From Ger to Market: Empowering Women Entrepreneurs in Isolated Desert Communities of Southern Mongolia
Keywords:
women entrepreneurship, empowerment, Gobi Desert, Mongolia, community service, rural developmentAbstract
Women in the remote desert communities of Southern Mongolia's Gobi region face compounding disadvantages: extreme geographic isolation, persistent gender norms that constrain economic agency, minimal access to financial services, and accelerating climate stress that erodes traditional pastoral livelihoods.
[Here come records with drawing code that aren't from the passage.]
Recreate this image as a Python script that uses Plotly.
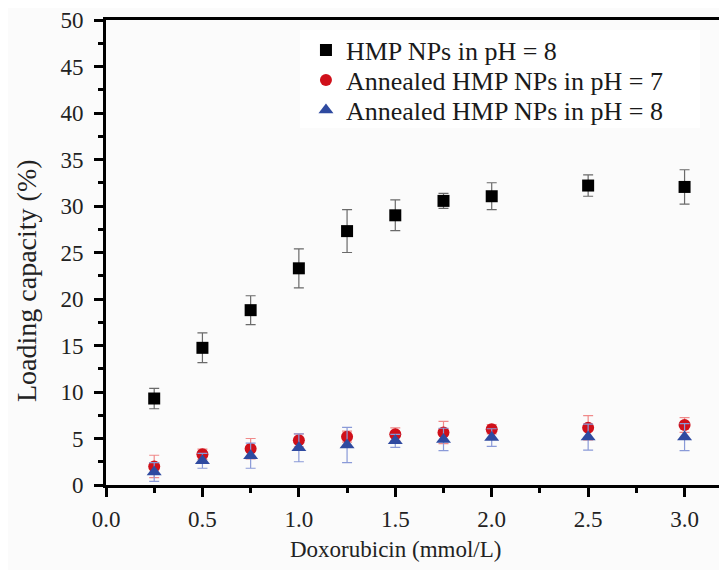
import plotly.graph_objects as go

dox = [0.25, 0.5, 0.75, 1.0, 1.25, 1.5, 1.75, 2.0, 2.5, 3.0]

hmp_ph8 = [9.3, 14.75, 18.8, 23.3, 27.3, 29.0, 30.55, 31.05, 32.2, 32.05]
hmp_ph8_err = [1.1, 1.6, 1.55, 2.1, 2.3, 1.65, 0.8, 1.45, 1.15, 1.85]

ann_ph7 = [2.0, 3.3, 3.9, 4.8, 5.2, 5.45, 5.65, 6.0, 6.15, 6.45]
ann_ph7_err = [1.2, 0.55, 1.1, 0.7, 0.6, 0.7, 1.2, 0.5, 1.3, 0.8]

ann_ph8 = [1.4, 2.6, 3.15, 4.0, 4.3, 4.75, 4.9, 5.1, 5.15, 5.15]
ann_ph8_err = [1.0, 0.8, 1.35, 1.5, 1.9, 0.7, 1.2, 0.95, 1.4, 1.45]

names = ["HMP NPs in pH = 8", "Annealed HMP NPs in pH = 7", "Annealed HMP NPs in pH = 8"]
x_ticks = [0, 0.5, 1.0, 1.5, 2.0, 2.5, 3.0]
x_tick_labels = ["0.0", "0.5", "1.0", "1.5", "2.0", "2.5", "3.0"]
x_title = "Doxorubicin (mmol/L)"
y_title = "Loading capacity (%)"

fig = go.Figure()
fig.add_trace(go.Scatter(
    x=dox, y=hmp_ph8, mode="markers", name=names[0], legend="legend",
    marker=dict(symbol="square", size=12, color="black"),
    error_y=dict(type="data", array=hmp_ph8_err, color="#6a6a6a", thickness=1.2, width=5),
))
fig.add_trace(go.Scatter(
    x=dox, y=ann_ph7, mode="markers", name=names[1], legend="legend2",
    marker=dict(symbol="circle", size=12, color="#d0101a"),
    error_y=dict(type="data", array=ann_ph7_err, color="#f08a8a", thickness=1.2, width=5),
))
fig.add_trace(go.Scatter(
    x=dox, y=ann_ph8, mode="markers", name=names[2], legend="legend3",
    marker=dict(symbol="triangle-up", size=13, color="#2f4aa0"),
    error_y=dict(type="data", array=ann_ph8_err, color="#8a9ad8", thickness=1.2, width=5),
))

font_family = "Liberation Serif, Times New Roman, serif"
tick_font = dict(family=font_family, size=23, color="#222222")
leg_font = dict(family=font_family, size=26, color="#1a1a1a")
leg_common = dict(x=0.322, xanchor="left", yanchor="middle", font=leg_font,
                  bgcolor="rgba(0,0,0,0)", borderwidth=0, itemwidth=30)

# page body has an 8px margin, so figure is 8px smaller and margins compensate
fig.update_layout(
    width=719, height=562,
    margin=dict(l=98, r=0, t=12, b=85, autoexpand=False),
    paper_bgcolor="#fbfbfb", plot_bgcolor="#fbfbfb",
    font=dict(family=font_family, size=23, color="#222222"),
    showlegend=True,
    legend=dict(y=(477 - 42) / 465, **leg_common),
    legend2=dict(y=(477 - 72) / 465, **leg_common),
    legend3=dict(y=(477 - 102) / 465, **leg_common),
    xaxis=dict(
        range=[0, 3.22], tickvals=x_ticks, ticktext=x_tick_labels,
        ticks="outside", ticklen=9, tickwidth=2.5, tickcolor="black",
        showline=True, linewidth=3, linecolor="black", mirror=True,
        showgrid=False, zeroline=False, automargin=False,
        minor=dict(dtick=0.25, tick0=0, ticks="outside", ticklen=5, tickwidth=2.5, tickcolor="black"),
        tickfont=tick_font, ticklabelstandoff=2,
    ),
    yaxis=dict(
        range=[0, 50], dtick=5,
        ticks="outside", ticklen=9, tickwidth=2.5, tickcolor="black",
        showline=True, linewidth=3, linecolor="black",
        showgrid=False, zeroline=False, automargin=False,
        minor=dict(dtick=2.5, tick0=0, ticks="outside", ticklen=5, tickwidth=2.5, tickcolor="black"),
        tickfont=tick_font, ticklabelstandoff=6,
    ),
    shapes=[
        dict(type="rect", xref="paper", yref="paper", layer="below",
             x0=(292 - 98) / 621, x1=(692 - 98) / 621,
             y0=(477 - 120) / 465, y1=(477 - 22) / 465,
             fillcolor="white", line=dict(width=0)),
    ],
    annotations=[
        dict(text=x_title, xref="paper", yref="paper", x=(387 - 98) / 621, y=-(541 - 477) / 465,
             xanchor="center", yanchor="middle", showarrow=False,
             font=dict(family=font_family, size=23, color="#222222")),
        dict(text=y_title, xref="paper", yref="paper", x=-(98 - 18) / 621, y=(477 - 273) / 465,
             xanchor="center", yanchor="middle", showarrow=False, textangle=-90,
             font=dict(family=font_family, size=28, color="#222222")),
    ],
)

fig.write_html("out.html")
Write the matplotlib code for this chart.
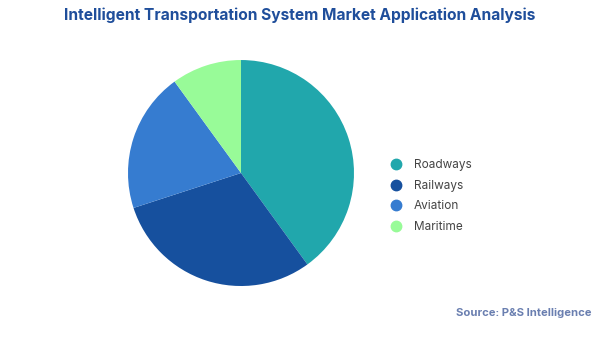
import matplotlib
matplotlib.use("Agg")
import matplotlib.pyplot as plt
from matplotlib.lines import Line2D

plt.rcParams['font.family'] = ['Inter', 'DejaVu Sans']

categories = ["Roadways", "Railways", "Aviation", "Maritime"]
shares = [40, 30, 20, 10]
colors = ["#21A7AC", "#16509E", "#367CD0", "#98FB98"]

title = "Intelligent Transportation System Market Application Analysis"
source = "Source: P&S Intelligence"

fig = plt.figure(figsize=(6.0, 3.37), dpi=100)
fig.patch.set_facecolor("white")

ax = fig.add_axes([0.2133, 0.1513, 0.3767, 0.6706])
ax.pie(shares, colors=colors, startangle=90, counterclock=False,
       wedgeprops=dict(linewidth=0))
ax.set_aspect("equal")
ax.set_xlim(-1, 1)
ax.set_ylim(-1, 1)
ax.axis("off")

fig.text(0.5, 0.955, title, ha="center", va="center", fontsize=11.2,
         fontweight="bold", color="#1F4E9B")

handles = [Line2D([0], [0], marker="o", linestyle="none", markersize=7.5,
                  markerfacecolor=c, markeredgecolor=c) for c in colors]
leg = fig.legend(handles, categories, loc="center left",
                 bbox_to_anchor=(0.650, 0.418), frameon=False,
                 fontsize=8.5, labelcolor="#444444", handletextpad=1.0,
                 labelspacing=0.72, handlelength=1.0, borderaxespad=0,
                 borderpad=0)

fig.text(0.985, 0.072, source, ha="right", va="center", fontsize=8.1,
         fontweight="bold", color="#6A7FB0")

fig.savefig("out.png", dpi=100)
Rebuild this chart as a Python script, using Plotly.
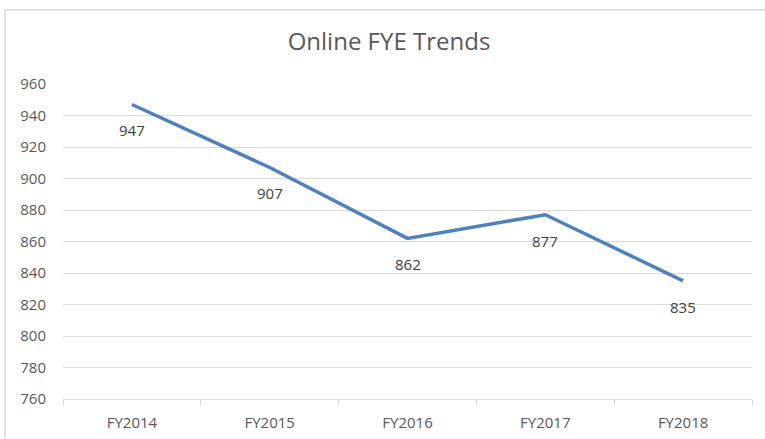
import plotly.graph_objects as go

years = ["FY2014", "FY2015", "FY2016", "FY2017", "FY2018"]
fye = [947, 907, 862, 877, 835]
y_ticks = [760, 780, 800, 820, 840, 860, 880, 900, 920, 940, 960]

font = "Open Sans, Liberation Sans, sans-serif"
grey = "#595959"
grid = "#d9d9d9"

fig = go.Figure()
fig.add_trace(go.Scatter(x=years, y=fye, mode="lines",
                         line=dict(color="#4F81BD", width=3.5),
                         hoverinfo="x+y"))

# data labels sit below each point, like Excel's "Below" position
for yr, v in zip(years, fye):
    fig.add_annotation(x=yr, y=v, text=str(v), showarrow=False,
                       yshift=-26, font=dict(size=15, color="#404040", family=font))

fig.update_layout(
    width=765, height=439,
    margin=dict(l=63, r=13, t=84, b=40),
    paper_bgcolor="white", plot_bgcolor="white",
    showlegend=False,
    title=dict(text="Online FYE Trends", x=(389 - 63) / 689, xref="paper",
               xanchor="center", y=1 - 42 / 439, yanchor="middle",
               font=dict(size=24, color=grey, family=font)),
    font=dict(family=font, color=grey, size=15),
    shapes=[dict(type="rect", xref="paper", yref="paper",
                 x0=-0.084, x1=1.05, y0=-0.2, y1=1.236,
                 line=dict(color=grid, width=1.5))],
)
fig.update_xaxes(range=[-0.5, 4.5], showgrid=False, showline=True, linecolor=grid,
                 linewidth=1, ticks="outside", tickson="boundaries", ticklen=5,
                 tickcolor=grid, ticklabelstandoff=10, automargin=False,
                 tickfont=dict(size=15, color=grey), fixedrange=True)
fig.update_yaxes(range=[760, 960], tickvals=y_ticks, showgrid=True, gridcolor=grid,
                 gridwidth=1, zeroline=False, showline=False,
                 ticklabelstandoff=16, automargin=False,
                 tickfont=dict(size=15, color=grey), fixedrange=True)

fig.write_html("out.html", config={"displayModeBar": False},
               post_script="document.body.style.margin='0';")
This community service study reports the design, implementation, and outcomes of a six-month participatory entrepreneurship empowerment program—titled Gobi Women Rise—conducted across three soum-level communities in Ömnögovi Province, engaging 76 women aged 18 to 58. The program delivered six integrated training modules addressing financial literacy, handicraft value-chain development, digital commerce, cooperative governance, climate-adaptive livelihood planning, and negotiation skills, alongside the establishment of a peer-supported women's cooperative network. Using a pre-test/post-test design with qualitative triangulation, findings demonstrate significant improvements across economic, psychological, and social dimensions of empowerment, including a 67.7% increase in mean monthly household income, an 83.2% improvement in Women's Empowerment Index scores, and the registration of 63.2% of participants on digital marketplaces. These results advance evidence-based frameworks for gender-sensitive entrepreneurship development in extreme geographic and climatic contexts.